Parameter Estimation of anisotropic diffusion in Clay with COMSOL Multiphysics

Our GeoPET camera is explicitly dedicated for and well capable of 4D monitoring of solute transport in dense geological material, c = c(x,y,z,t) (Richter et al., 2005; Gründig et al., 2007; Kulenkampff et al., 2008; Zakhnini et al., 2013). We apply COMSOL Multiphysics for reproducing our experiments and extracting parameter sets for our 4D problems (Lippmann-Pipke et al., 2011; Schikora, 2012). By aligning simulated results of anisotropic diffusion in clay to our observations we are able to clearly differentiate and evaluate likely explicit sample features and transport processes.
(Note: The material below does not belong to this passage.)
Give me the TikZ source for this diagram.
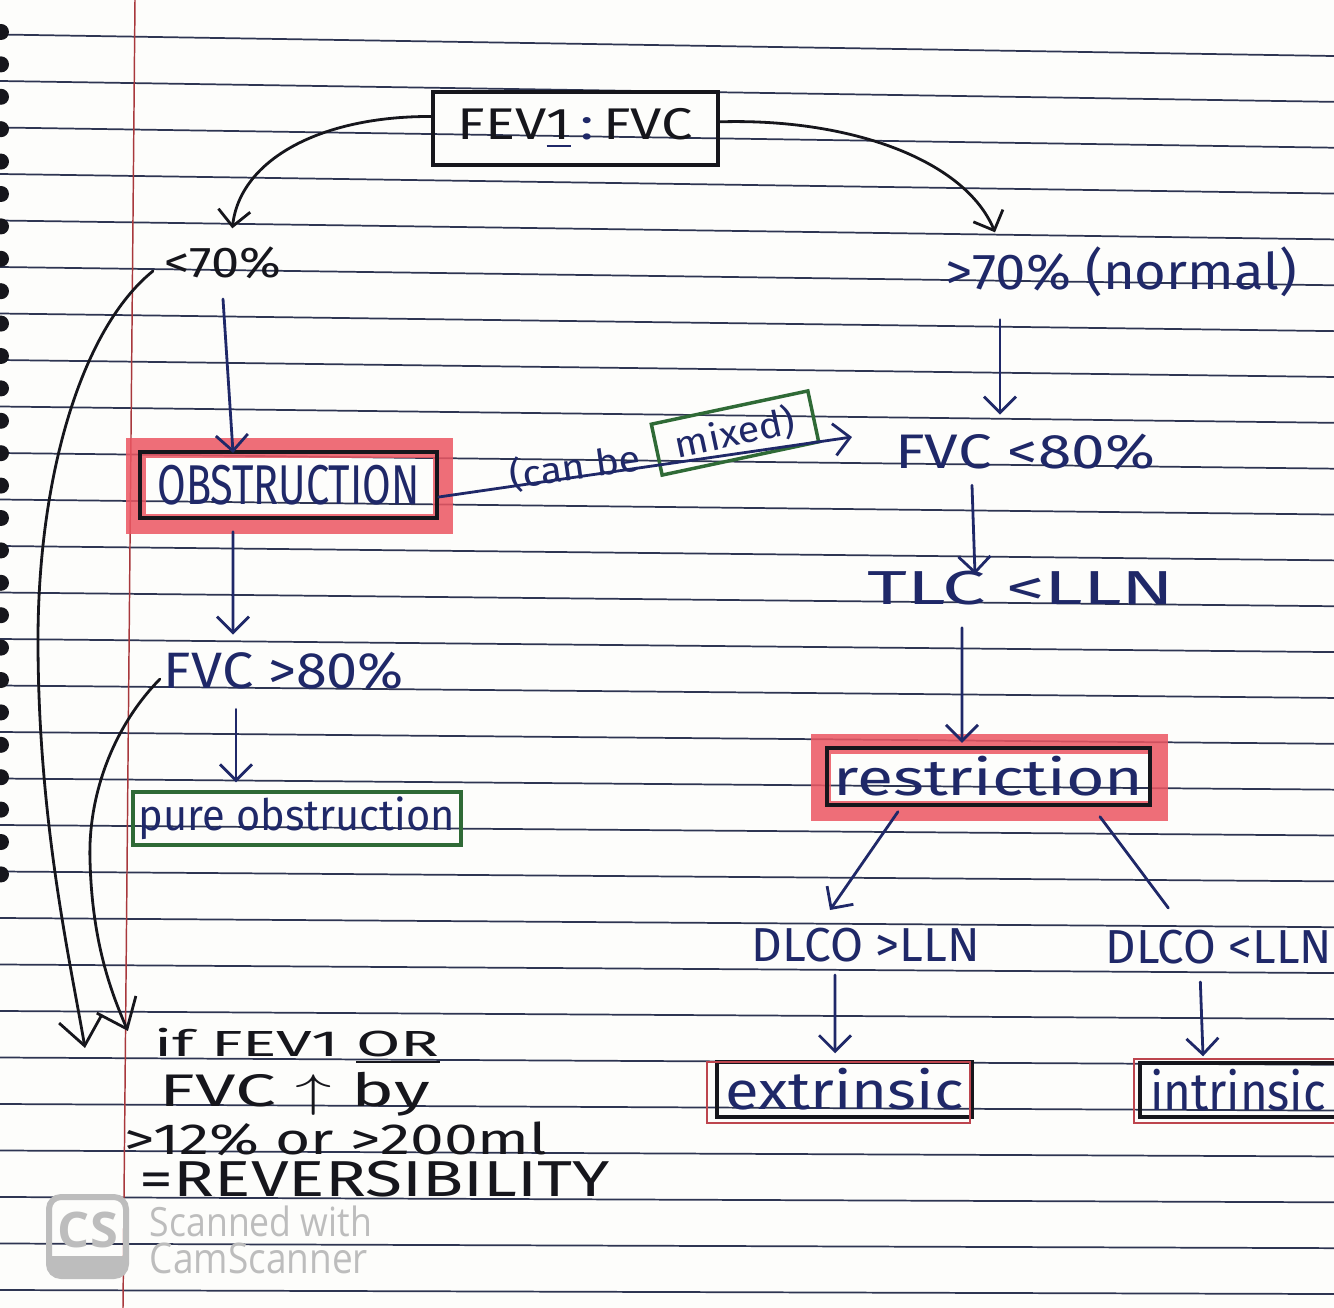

Use of COMSOL Multiphysics: A quarter section of a cylinder (3D geometry) is representing our clay core. The bedding of the clay is about vertical. A central bore allows for the application of a labelled pore water solution to diffuse into the material. Isotropic diffusion is assigned to the fluid in the bore hole, while anisotropic diffusion is assigned to the porous media (both with cdeq). From our non-invasive, spatio-temporal PET observations of the diffusion process in a real clay sample two 2D sets c_i(x,z) and c_i(y,z), are extracted and provided to the Optimization Module for the parameter estimation for D_xx=D_yy and D_zz. A sensitivity analysis quantifies the effects on uncertainties regarding porosity n, initial concentration c₀ and spatial resolution.

The 4D simulation results quantitatively nicely match with our 4D experimental results obtained in GeoPET experiments.